As moléculas de dióxido de carbono não conseguem se relaxar rápido o suficiente para ondas sonoras de alta frequência, uma consequência particular da mecânica quântica agindo sobre a vibração das partículas. Dessa forma, acabam transmitindo ruídos agudos mais rapidamente.

Descoberta oportunista

Outro ponto curioso do trabalho é a metodologia. No estudo, os cientistas utilizaram um microfone instalado no robô Perseverance, que está a aproximadamente 2 metros do solo.

O microfone tem um objetivo completamente distinto, no entanto. O robô pode emitir pulsos de laser, que geram vibrações no solo que serão detectadas como som pelo microfone. O instrumento existe para estudos geológicos do solo marciano, enquanto o robô escava rochas e amostras para estudos.

Mas a equipe liderada por Baptiste Chide, do Laboratório Nacional de Los Alamos, nos Estados Unidos, viu a oportunidade de um uso mais criativo para o microfone.

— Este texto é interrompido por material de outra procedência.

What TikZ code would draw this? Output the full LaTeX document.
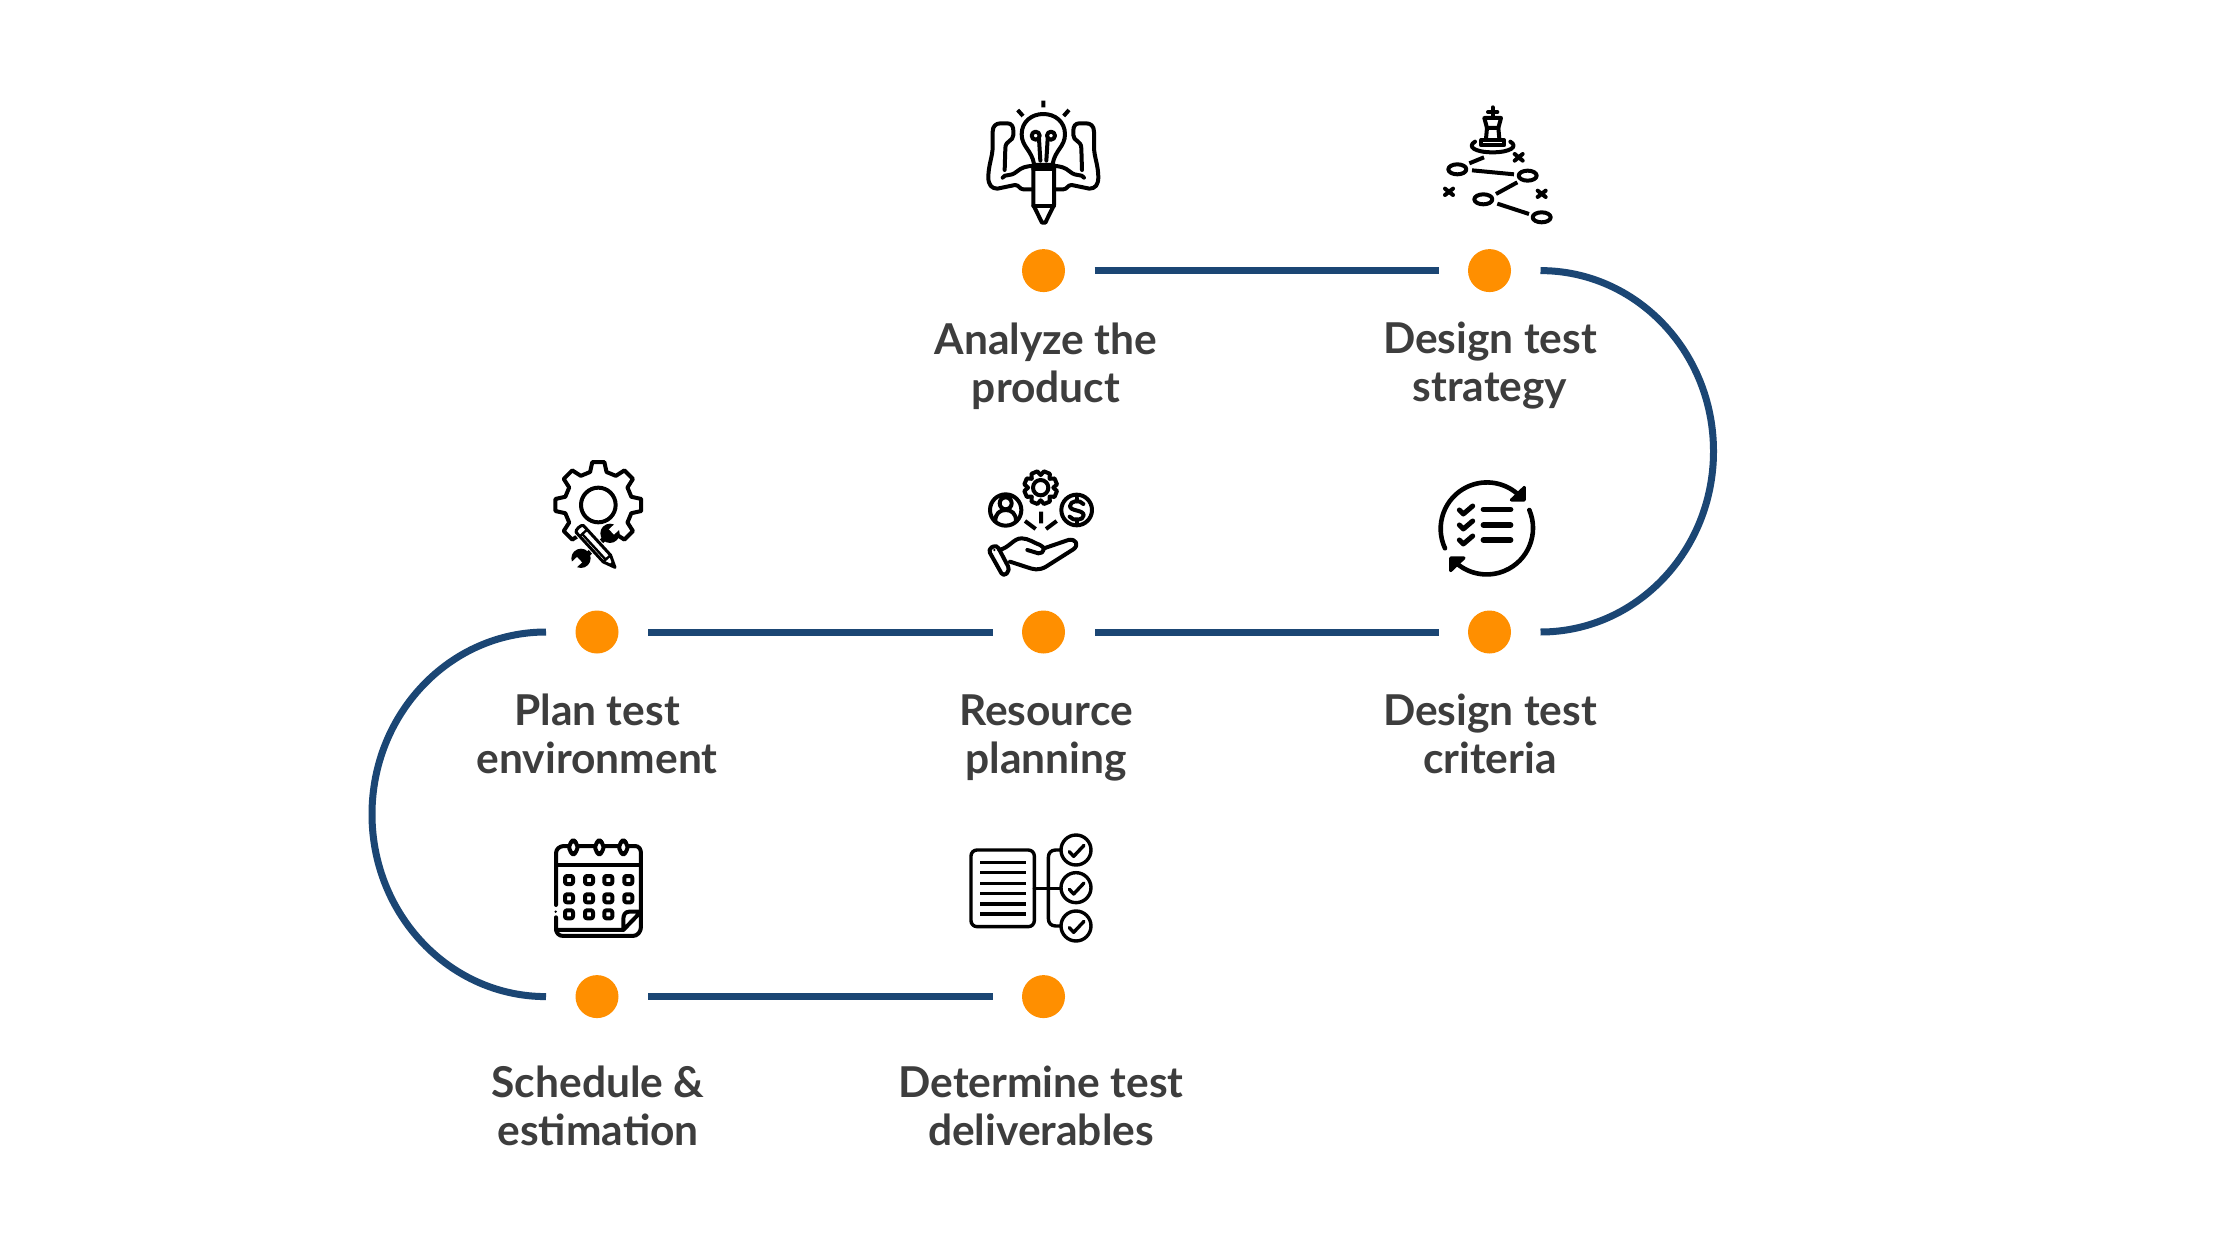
\documentclass[tikz,border=0pt]{standalone}
\usepackage{fontspec}
\setmainfont{Lato}
\definecolor{dotorange}{HTML}{FF8F00}
\definecolor{pathblue}{HTML}{1B4674}
\definecolor{labelgrey}{HTML}{3D3D3D}
\tikzset{
  dotnode/.style={circle,fill=dotorange,minimum size=43pt,inner sep=0pt,outer sep=29.5pt},
  pathline/.style={draw=pathblue,line width=7pt},
  steplabel/.style={align=center,text=labelgrey,font=\fontsize{42.5}{48}\selectfont\bfseries,inner sep=0pt},
  icon/.style={line width=4pt,line cap=round,line join=round,black},
  zoomed/.style 2 args={shift={(#1,#2)},x=0.3333pt,y=-0.3333pt},
  mirrored/.style={xscale=-1,shift={(-500,0)}}
}
\newcommand{\bulbarm}{%
  \draw[icon] (215,298) -- (190,298) .. controls (178,298) and (178,285) .. (165,285) -- (112,296)
    .. controls (95,296) and (85,285) .. (85,262) .. controls (85,225) and (98,200) .. (98,170) -- (98,125)
    .. controls (98,108) and (108,100) .. (122,100) -- (142,100) .. controls (155,100) and (160,110) .. (160,122)
    -- (160,135) .. controls (160,155) and (136,150) .. (136,175) -- (134,240);
  \draw[icon] (128,263) .. controls (135,250) and (150,262) .. (170,245) .. controls (185,232) and (200,228) .. (220,228);
}
\begin{document}
\begin{tikzpicture}[x=1pt,y=-1pt]
\useasboundingbox (0,0) rectangle (2240,1260);
\fill[white] (0,0) rectangle (2240,1260);

% dots
\node[dotnode] (d1) at (1043.5,270.6) {};
\node[dotnode] (d2) at (1489.5,270.6) {};
\node[dotnode] (d3) at (1489.5,632) {};
\node[dotnode] (d4) at (1043.5,632) {};
\node[dotnode] (d5) at (597,632) {};
\node[dotnode] (d6) at (597,996.6) {};
\node[dotnode] (d7) at (1043.5,996.6) {};

% connectors
\draw[pathline] (d1) -- (d2);
\draw[pathline] (d3) -- (d4);
\draw[pathline] (d4) -- (d5);
\draw[pathline] (d6) -- (d7);
\draw[pathline] (d2.east) arc[start angle=-90,end angle=90,x radius=173,y radius=180.7];
\draw[pathline] (d5.west) arc[start angle=270,end angle=90,x radius=174,y radius=182.3];

% labels
\node[steplabel] (t1) at (1046,366) {Analyze the\\product};
\node[steplabel] (t2) at (1490,366) {Design test\\strategy};
\node[steplabel] (t3) at (1490,734) {Design test\\criteria};
\node[steplabel] (t4) at (1046,738) {Resource\\planning};
\node[steplabel] (t5) at (597,734) {Plan test\\environment};
\node[steplabel] (t6) at (598,1106) {Schedule \&\\estimation};
\node[steplabel] (t7) at (1041,1106) {Determine test\\deliverables};

% icon 1: bulb, arms, pencil
\begin{scope}[zoomed={960}{90}]
  \draw[icon] (222,222) .. controls (215,180) and (185,170) .. (185,133) .. controls (185,95) and (215,72) .. (250,72)
     .. controls (285,72) and (315,95) .. (315,133) .. controls (315,170) and (285,180) .. (278,222);
  \draw[icon] (241,212) -- (237,146) (259,212) -- (263,146);
  \draw[icon] (227,137) circle[radius=12] (273,137) circle[radius=12];
  \draw[icon,line cap=butt] (250,32) -- (250,52) (173,60) -- (189,78) (327,60) -- (311,78);
  \bulbarm
  \begin{scope}[mirrored]\bulbarm\end{scope}
  \draw[icon,fill=white] (220,225) -- (282,225) -- (282,345) -- (256,398) -- (246,398) -- (220,345) -- cycle;
  \draw[icon] (220,238) -- (282,238) (220,348) -- (282,348);
\end{scope}

% icon 2: chess plan
\begin{scope}[zoomed={1420}{90}]
  \draw[icon] (218,52) -- (218,76) (204,66) -- (232,66);
  \draw[icon] (193,84) -- (243,84) -- (235,114) -- (201,114) -- cycle;
  \draw[icon] (201,114) -- (198,146) (235,114) -- (238,146);
  \draw[icon] (184,150) rectangle (252,166);
  \draw[icon] (165,155) .. controls (140,170) and (165,187) .. (218,187) .. controls (270,187) and (296,170) .. (271,155);
  \draw[icon,line cap=butt] (148,220) -- (192,202);
  \draw[icon] (112,238) ellipse[x radius=27,y radius=15] (323,257) ellipse[x radius=27,y radius=15]
              (190,328) ellipse[x radius=27,y radius=15] (365,382) ellipse[x radius=27,y radius=15];
  \draw[icon,line cap=butt] (156,241) -- (282,253) (228,312) -- (292,277) (232,341) -- (327,372);
  \draw[icon] (284,192) -- (308,212) (284,212) -- (308,192)
              (75,296) -- (99,315) (75,315) -- (99,296)
              (353,302) -- (377,321) (353,321) -- (377,302);
\end{scope}

% icon 3: gear with tools
\begin{scope}[zoomed={530}{450}]
  \begin{scope}[shift={(205,165)}]
    \draw[icon] (121:102) \foreach \ang in {135,180,...,405} {
       -- ({\ang-14}:102) -- ({\ang-8}:130) -- ({\ang+8}:130) -- ({\ang+14}:102) };
    \draw[icon] (0,0) circle[radius=52];
  \end{scope}
  % wrench
  \draw[white,line width=9pt] (240,255) -- (157,328);
  \draw[black,line width=5pt] (238,252) -- (157,328);
  \fill[black] (240,250) circle[radius=29] (153,325) circle[radius=29];
  \begin{scope}[shift={(240,250)},rotate=43]
    \fill[white] (6,-11) rectangle (40,11);
  \end{scope}
  \begin{scope}[shift={(153,325)},rotate=223]
    \fill[white] (6,-11) rectangle (40,11);
  \end{scope}
  % pencil
  \begin{scope}[shift={(155,243)},rotate=-47.5]
    \draw[white,line width=8pt] (-8,0) -- (120,0);
    \draw[white,line width=15pt] (-8,0) -- (110,0);
    \draw[icon,line width=3pt,fill=white] (-8,-15) .. controls (-16,-15) and (-16,15) .. (-8,15) -- (112,15) -- (148,0) -- (112,-15) -- cycle;
    \draw[line width=2.4pt,black] (8,-15) -- (8,15) (8,5) -- (112,5) (112,-15) -- (112,15);
    \fill[black] (130,-8) -- (148,0) -- (130,8) -- cycle;
  \end{scope}
\end{scope}

% icon 4: hand with resources
\begin{scope}[zoomed={970}{460}]
  \begin{scope}[shift={(212,83)}]
    \draw[icon] (0.5:38) \foreach \ang in {22.5,67.5,...,337.5} {
       -- ({\ang-22}:38) -- ({\ang-11}:50) -- ({\ang+11}:50) -- ({\ang+22}:38) } -- cycle;
    \draw[icon] (0,0) circle[radius=23];
  \end{scope}
  \draw[icon] (107,150) circle[radius=47] (107,130) circle[radius=18];
  \draw[icon] (76,183) .. controls (76,160) and (90,150) .. (107,150) .. controls (124,150) and (138,160) .. (138,183);
  \draw[icon] (320,150) circle[radius=46];
  \draw[icon] (340,132) .. controls (330,118) and (300,122) .. (300,138) .. controls (300,155) and (341,148) .. (341,166)
     .. controls (341,182) and (308,184) .. (299,170);
  \draw[icon] (320,114) -- (320,124) (320,178) -- (320,188);
  \draw[icon,line cap=butt] (213,155) -- (213,190) (165,183) -- (197,207) (260,183) -- (228,207);
  \draw[icon,rounded corners=4pt] (54,268) -- (80,254) -- (120,330) -- (100,350) -- cycle;
  \draw[icon] (88,270) .. controls (120,262) and (130,235) .. (155,235) .. controls (175,235) and (195,250) .. (210,255)
     .. controls (228,260) and (222,282) .. (205,280) -- (172,270);
  \draw[icon] (222,265) -- (295,240) .. controls (318,235) and (328,255) .. (310,268) -- (228,320)
     .. controls (205,333) and (190,328) .. (172,322) -- (120,305);
  \fill[black] (73,270) circle[radius=4];
\end{scope}

% icon 5: checklist with cycle
\begin{scope}[zoomed={1420}{470}]
  \draw[icon,line width=4.6pt] (75,235) arc[start angle=155,end angle=316,radius=139];
  \draw[icon,line width=4.6pt] (328,120) arc[start angle=337,end angle=490,radius=139];
  \fill[black,draw=black,line width=3pt,line join=round] (313,52) -- (313,90) -- (274,90) -- cycle;
  \fill[black,draw=black,line width=3pt,line join=round] (92,264) -- (132,264) -- (92,302) -- cycle;
  \draw[icon,line width=5.4pt] (190,118) -- (272,118) (190,165) -- (272,165) (190,210) -- (272,210);
  \draw[icon,line width=5pt] (118,120) -- (130,132) -- (158,108)
     (118,165) -- (130,177) -- (158,153) (118,210) -- (130,222) -- (158,198);
\end{scope}

% icon 6: calendar
\begin{scope}[zoomed={540}{830}]
  \draw[icon] (285,48) .. controls (297,48) and (303,58) .. (303,70) -- (303,290) .. controls (303,305) and (293,318) .. (278,318) -- (70,318)
     .. controls (55,318) and (48,308) .. (48,295) -- (48,262);
  \fill[black] (47,245) circle[radius=4];
  \draw[icon] (48,225) -- (48,70) .. controls (48,58) and (58,48) .. (72,48) -- (285,48);
  \draw[icon] (48,105) -- (303,105);
  \draw[icon] (48,300) -- (250,300) -- (303,245) -- (268,245) .. controls (255,245) and (250,255) .. (250,268) -- (250,300);
  \foreach \cx in {100,178,250} {
    \draw[icon,fill=white,rounded corners=5.5pt] ({\cx-12},32) rectangle ({\cx+12},72);
  }
  \foreach \gy in {150,205} \foreach \gx in {87,147,205,265} {
    \draw[icon,rounded corners=2pt] ({\gx-12},{\gy-12}) rectangle ({\gx+12},{\gy+12});
  }
  \foreach \gx in {87,147,205} {
    \draw[icon,rounded corners=2pt] ({\gx-12},241) rectangle ({\gx+12},265);
  }
\end{scope}

% icon 7: document and checks
\begin{scope}[zoomed={960}{825},icon/.append style={line width=3.4pt}]
  \draw[icon,rounded corners=6pt] (33,75) rectangle (223,305);
  \draw[icon,line cap=butt] (60,112) -- (197,112) (60,143) -- (197,143) (60,175) -- (197,175)
     (60,206) -- (197,206) (60,237) -- (197,237) (60,267) -- (197,267);
  \draw[icon] (223,190) -- (302,190);
  \draw[icon] (300,75) -- (287,75) .. controls (272,75) and (265,85) .. (265,98) -- (265,280) .. controls (265,293) and (272,303) .. (287,303) -- (300,303);
  \foreach \cy in {75,188,303} {
    \draw[icon] (348,\cy) circle[radius=45];
    \draw[icon] (328,{\cy+5}) -- (341,{\cy+19}) -- (372,{\cy-14});
  }
\end{scope}
\end{tikzpicture}
\end{document}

Ao analisar os intervalos entre as emissões dos pulsos de laser e o "eco" registrado pelo microfone, puderam medir a velocidade do som com precisão de 0,5%.

O trabalho tem um impacto importante para o estudo meteorológico de Marte, pois a velocidade do som também depende da temperatura da atmosfera.

Ainda assim, além da importância científica, fica a curiosidade de imaginar como seria assistir um show de música no planeta vermelho.